One morning in late summer, once upon a time, I was getting ready to walk down to my office just a few blocks away. In these daily walks I sometimes passed a house where a little boy could be seen outside mostly just killing time as far as I could tell. I usually spoke to him and now and then I could see a woman whom I assumed was the boy's mother. On this particular day as I was about to leave the house the doorbell rang. When I opened the door and then the outer storm door there stood this little boy. He was holding a bat, glove and ball. When I opened the outer door he said, "Can you come out and play?" It took me all of 5 seconds to answer, "Absolutely! Give me 1 minute."


It took me less time than that to put on jeans and a T-shirt and to go out. The boy and I, his name was Sam, crossed the street in front of my house, and went onto a vacant lot. For the good part of an hour I pitched the ball to him as he became adept at hitting. When I had worn myself out chasing balls hit over my head I told him I needed to get to work but that he could come again and I'd play with him. We did that several times before he started to school in the first grade.

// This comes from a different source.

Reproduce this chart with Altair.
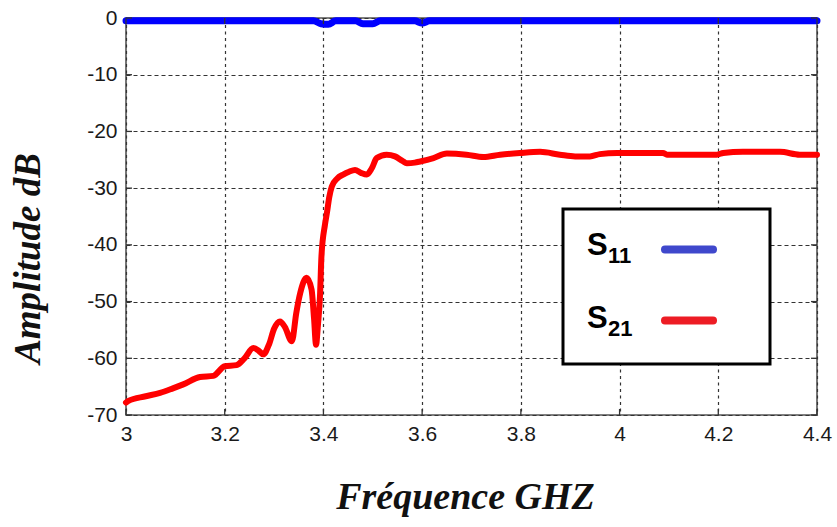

One day when I walked past his house his mother was there. She said to me, "I want to thank you for playing with Sam, his father isn't here anymore and he doesn't have any brothers, he gets lonesome. He told me you had said he might very well play for the Cardinals some day. He was very excited."


"Coming out to play" doesn't have to mean hitting a ball or kicking one around. It can mean letting someone help us with our loneliness or getting rid of old prejudices. It can mean pitching out of our psyche troubling resentments and jealousies that thrive in all of us. It can mean letting out for useful purposes positive, helpful, healing attitudes and acts.


Tell you what! Why don't you get up now from wherever you're seated, during this second week of Advent. Go to the door, open it, and with your very best imagination and playfulness, envision another little boy, having come straight from his house in Nazareth standing there saying to you, "Can you come out and play?"